Leaders from CCCS’s seven rural colleges stand on a stage at the Rural College Summit.

Dozens of college staff and administrators discussed strategies to scale flexible learning at the Colorado Community College System’s second Rural College Summit, hosted at Pueblo Community College last month.

The summit brought together leaders from CCCS’s seven rural colleges, which have united under the Rural College Consortium. Last year, CCCS received a $8.6 million investment from the Colorado General Assembly to build the infrastructure for the collaborative, which virtually connects courses and student services across 16 campuses and learning sites.

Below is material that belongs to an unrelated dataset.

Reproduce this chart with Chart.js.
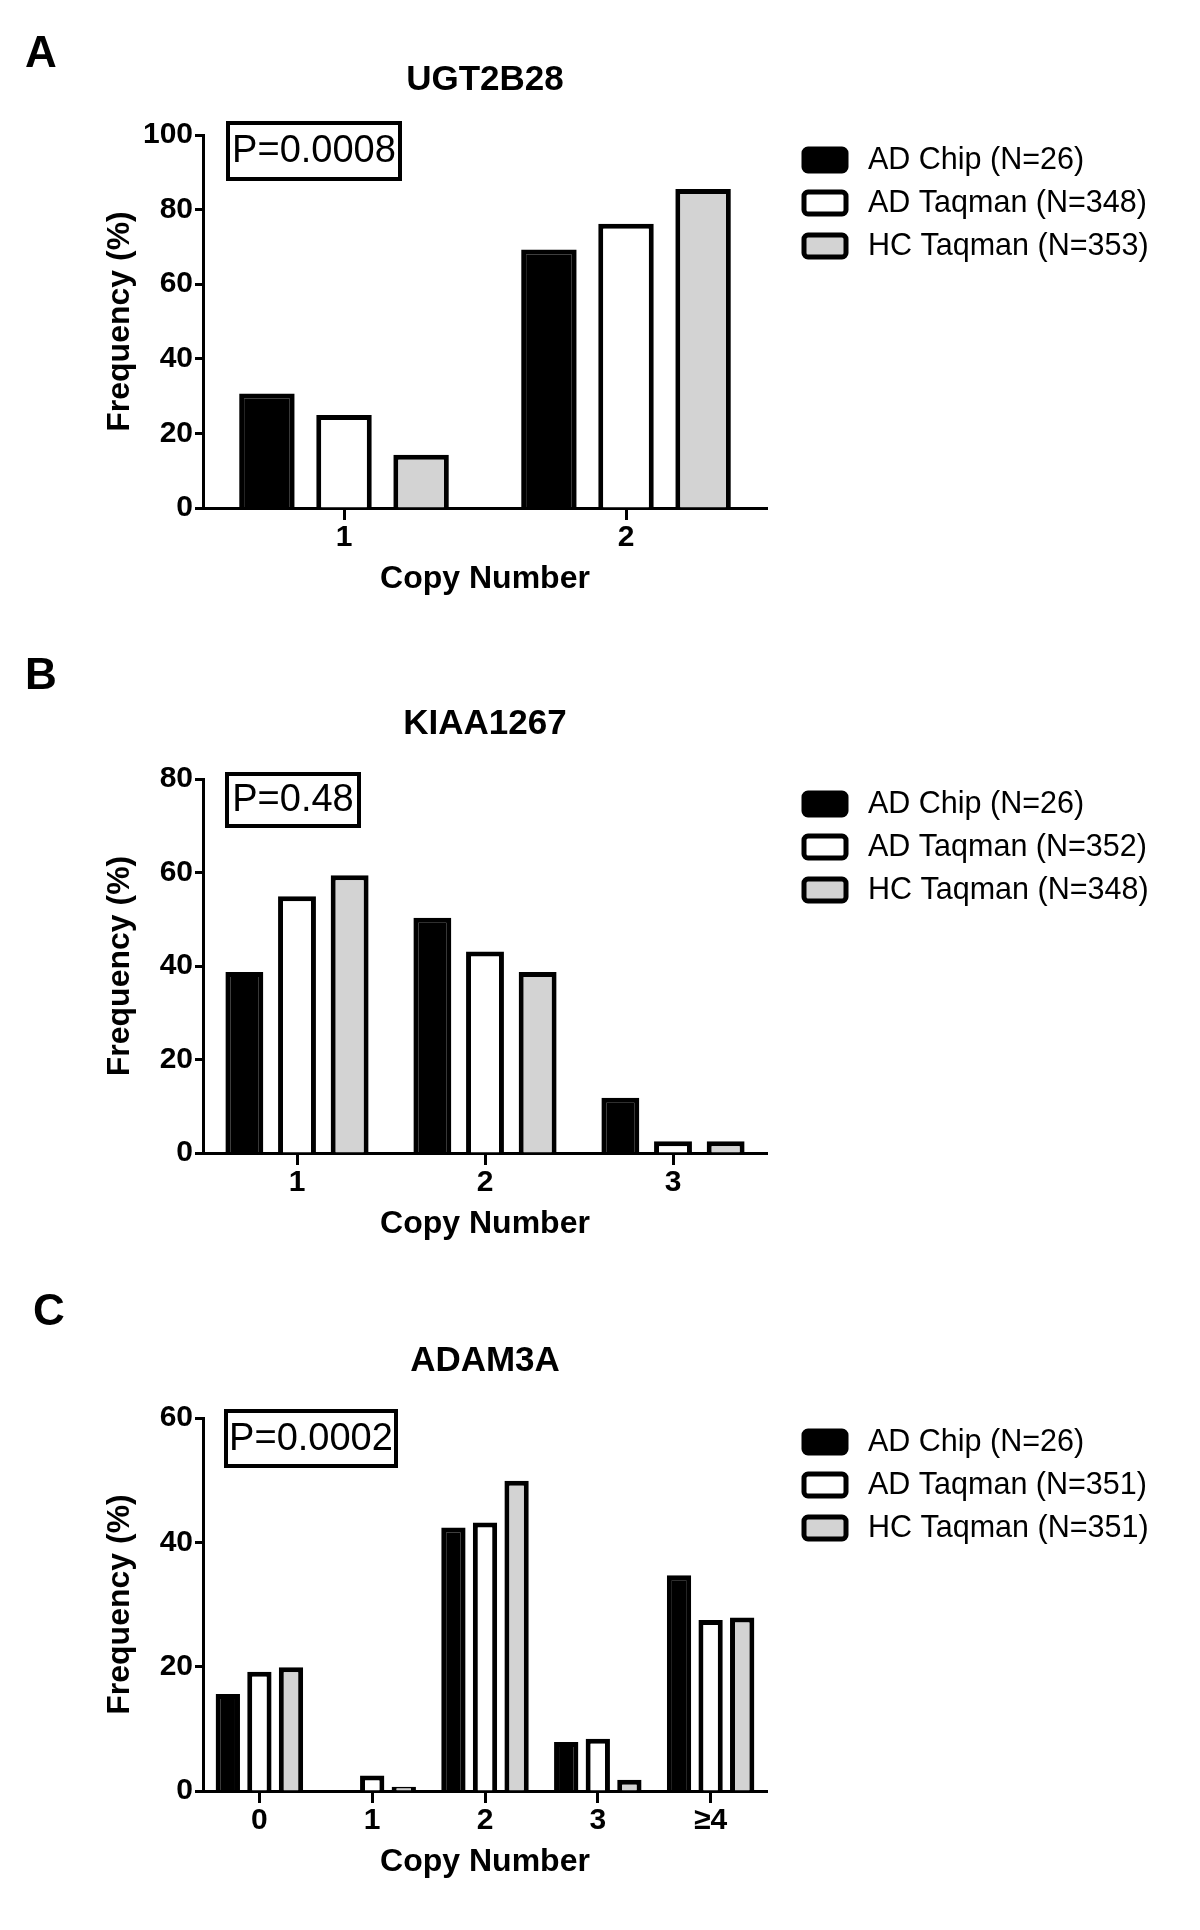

“We are really pioneering some wonderful opportunities for the students in our rural areas to be able to get that degree or certificate in their own communities,” said Dr. Patricia Erjavec, president of Pueblo Community College. “At the end of the day, it’s not us that wins—it’s the students that win. It’s our communities that are going to end up richer and healthier because they’re going to have that educated workforce.”

‘Better and Stronger’

Chancellor Joe Garcia speaking at the Rural College Summit.In his opening remarks, Chancellor Garcia reiterated rural colleges’ importance to CCCS and the state broadly. He noted that both the legislature and CCCS’s governing body, the State Board for Community Colleges and Occupational Education, see the Rural College Consortium as a top priority for rural Colorado.

“Some of our oldest colleges are our rural colleges. You are historically, culturally, and economically important institutions. That’s why we all need to work together to preserve your future,” he said.

Banding together is the best way to face the headwinds faced by rural colleges—from declining enrollment to rising operational costs, Chancellor Garcia said. By sharing students and programs, CCCS’s rural colleges can expand learning options while generating more revenue.

“There’s no reason as student in a rural community should have less opportunity than a student in an urban community to take advantage of quality instruction,” he said. “Let’s all come together to make the rural communities we live in better and stronger.”

‘Our Communities Need It’

To understand a real-world application of the Rural College Consortium, summit attendees discussed ways to offer more shared night and weekend learning options.

Several colleges already run successful programs that could be scaled statewide. Lamar Community College (LCC) and Pueblo Community College (PCC), for example, have leveraged technology to teach students from their satellite campuses at the same time. Morgan Community College recently launched a Weekend College program in early childhood education and general studies that meets for three to five hours every Saturday. Thanks to a $25,000 boost from a CCCS Lumina grant, the college will soon roll out $100 stipends for all participating students and bulk up their food pantry that is open seven days a week.

Other colleges are already working together to boost enrollment. Collaborating with Otero College, Trinidad State College (TSC) created a hybrid nursing program where students take courses at night and meet for clinical labs every other weekend. Participation has steadily climbed from four students to 40 this fall.

“A big bonus has been for the medical facilities. Now, they have staff on the weekends thanks to our students,” said Lynette Bates, TSC’s vice president of academic affairs. “As a rural college kid, I know our economies need it, and our communities need it.”

Colorado Northwestern Community College (CNCC) is focused on ramping up off-hour services, said Keith Peterson, vice president of instruction at the Craig campus. CNCC now keeps libraries and tutoring spaces open longer to ensure students get support around the clock. As a residential college, they’re also improving campus life to help students stay connected and fulfilled.

“We have hundreds of students that live on our property, and that’s their home for the nine months out of the year,” Peterson said. “We need to get students out and give them recreation opportunities as well as mental wellness opportunities.”

As a rural college kid, I know our economies need it, and our communities need it.
Lynette Bates, Vice President of Academic Affairs at Trinidad State College


‘Making Things Better’

After meeting with colleagues from their functional areas, such as financial aid and marketing, college staff regrouped to discuss insights and next steps.

The conversations laid the groundwork for new processes as rural colleges undergo unprecedented collaboration, said Dr. Linda Lujan, the former president of LCC who is helping lead the Rural College Consortium project. She commended the college staff for embracing change and new possibilities.

“The collaboration you bring to your jobs every single day is beyond compare,” she said. “We’ve got some wonderful ideas, and—more importantly—we have some incredible people to make things even better for rural students and rural communities.”